The history of scholarly information and communication includes the development of scholarly publications and its documentation. On the one hand the history of information and documentation in Germany is a pre-war history with its initial beginnings in special libraries before World War I and the growing importance of documentation especially for the economic sector and the companies until the middle of World War II. After 1945 it seems to be the history of the growing influence of the government together with winning more recognition in the professional public. On the other hand it is like in all other countries also the history of the growing influence of technology.

It is useful to include items containing influences from the history of science, library history, and book history, as well as the history of technology, especially of computer science.

Before World War I the development of documentation in Germany was influenced by the growing recognition of the importance of scientific and technical literature, and awareness of the internationalization of scientific activities. One example is the Internationale Institut fuer Techno-Bibliographie, which made the effort to organize and summarize all forms of technical literature.

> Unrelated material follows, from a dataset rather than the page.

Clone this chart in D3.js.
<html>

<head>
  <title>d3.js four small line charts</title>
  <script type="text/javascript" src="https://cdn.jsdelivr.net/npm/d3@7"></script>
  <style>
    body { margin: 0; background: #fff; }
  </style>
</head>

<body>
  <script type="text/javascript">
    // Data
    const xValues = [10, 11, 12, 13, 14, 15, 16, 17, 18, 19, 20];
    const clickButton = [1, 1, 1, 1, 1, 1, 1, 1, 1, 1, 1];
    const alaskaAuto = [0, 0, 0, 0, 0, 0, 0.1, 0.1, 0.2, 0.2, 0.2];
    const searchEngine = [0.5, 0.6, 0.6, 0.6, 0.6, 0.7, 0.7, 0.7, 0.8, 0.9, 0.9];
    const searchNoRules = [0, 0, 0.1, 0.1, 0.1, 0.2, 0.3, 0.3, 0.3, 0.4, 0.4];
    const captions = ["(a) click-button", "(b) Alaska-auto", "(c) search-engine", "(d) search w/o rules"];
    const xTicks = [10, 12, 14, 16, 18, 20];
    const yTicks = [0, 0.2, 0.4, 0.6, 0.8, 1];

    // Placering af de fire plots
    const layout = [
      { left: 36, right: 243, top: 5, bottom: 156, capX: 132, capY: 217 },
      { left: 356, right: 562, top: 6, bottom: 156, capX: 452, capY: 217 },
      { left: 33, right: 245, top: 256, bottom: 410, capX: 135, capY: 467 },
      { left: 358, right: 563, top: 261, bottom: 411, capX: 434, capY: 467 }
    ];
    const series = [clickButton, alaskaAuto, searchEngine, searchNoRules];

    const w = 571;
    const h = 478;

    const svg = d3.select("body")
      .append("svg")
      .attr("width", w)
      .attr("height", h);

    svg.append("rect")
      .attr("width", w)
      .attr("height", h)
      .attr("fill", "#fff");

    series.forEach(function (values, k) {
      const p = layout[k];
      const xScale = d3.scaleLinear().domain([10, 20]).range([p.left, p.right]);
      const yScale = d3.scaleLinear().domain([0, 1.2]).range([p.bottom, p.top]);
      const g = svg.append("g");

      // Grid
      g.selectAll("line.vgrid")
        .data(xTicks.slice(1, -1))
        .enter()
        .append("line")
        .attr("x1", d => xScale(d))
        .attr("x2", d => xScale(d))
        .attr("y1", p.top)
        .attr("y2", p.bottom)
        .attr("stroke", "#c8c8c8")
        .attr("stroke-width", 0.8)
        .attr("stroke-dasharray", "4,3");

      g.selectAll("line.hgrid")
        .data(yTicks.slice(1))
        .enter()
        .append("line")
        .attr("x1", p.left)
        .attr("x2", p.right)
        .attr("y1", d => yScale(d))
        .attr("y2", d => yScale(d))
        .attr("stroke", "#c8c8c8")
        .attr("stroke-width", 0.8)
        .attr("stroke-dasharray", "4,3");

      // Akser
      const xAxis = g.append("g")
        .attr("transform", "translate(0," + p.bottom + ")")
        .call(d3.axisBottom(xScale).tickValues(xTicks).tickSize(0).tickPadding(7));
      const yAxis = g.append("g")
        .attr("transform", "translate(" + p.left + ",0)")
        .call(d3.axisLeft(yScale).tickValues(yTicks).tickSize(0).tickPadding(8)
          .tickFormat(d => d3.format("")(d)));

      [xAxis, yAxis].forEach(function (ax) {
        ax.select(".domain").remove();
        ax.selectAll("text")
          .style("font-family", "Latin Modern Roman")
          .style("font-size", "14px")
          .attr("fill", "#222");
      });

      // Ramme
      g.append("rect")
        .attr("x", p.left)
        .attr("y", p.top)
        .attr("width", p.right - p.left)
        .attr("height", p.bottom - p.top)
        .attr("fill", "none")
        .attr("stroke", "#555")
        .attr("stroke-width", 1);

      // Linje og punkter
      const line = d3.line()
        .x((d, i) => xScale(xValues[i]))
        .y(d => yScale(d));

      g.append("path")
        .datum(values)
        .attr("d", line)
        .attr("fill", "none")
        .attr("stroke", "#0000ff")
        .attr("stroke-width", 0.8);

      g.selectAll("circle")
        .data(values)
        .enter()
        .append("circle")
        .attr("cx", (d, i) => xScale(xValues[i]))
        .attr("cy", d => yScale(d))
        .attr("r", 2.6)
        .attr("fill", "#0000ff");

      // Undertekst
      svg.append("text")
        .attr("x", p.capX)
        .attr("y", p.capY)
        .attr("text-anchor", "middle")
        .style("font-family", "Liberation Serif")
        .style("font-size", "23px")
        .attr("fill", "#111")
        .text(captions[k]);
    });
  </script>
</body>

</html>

Similar activities in Germany came from the German chemist Wilhelm Ostwald, who founded The Bridge (Die Bruecke), International Institute for the Organization of Intellectual Work, in 1911 (Hapke, 1997).

The media (instruments) play an important role in scholarly information and communication. According to McLuhan's popular comment that the medium is the message, it would be important to examine how scholarly information developed and how tools used in scholarly communication influenced the content and mode of scholarship and research. Therefore the history of scholarly publications is important as well as the history of scientific illustration, the latter to examine how the growth of visual information contributes to the way science works. Last but not least, the computer as a medium of scientific communication deserves some attention. The recent development of the internet draws attention to the general history of media.

It is demonstrated that it is worth to study the past of the German activities in information and documentation for understanding international developments.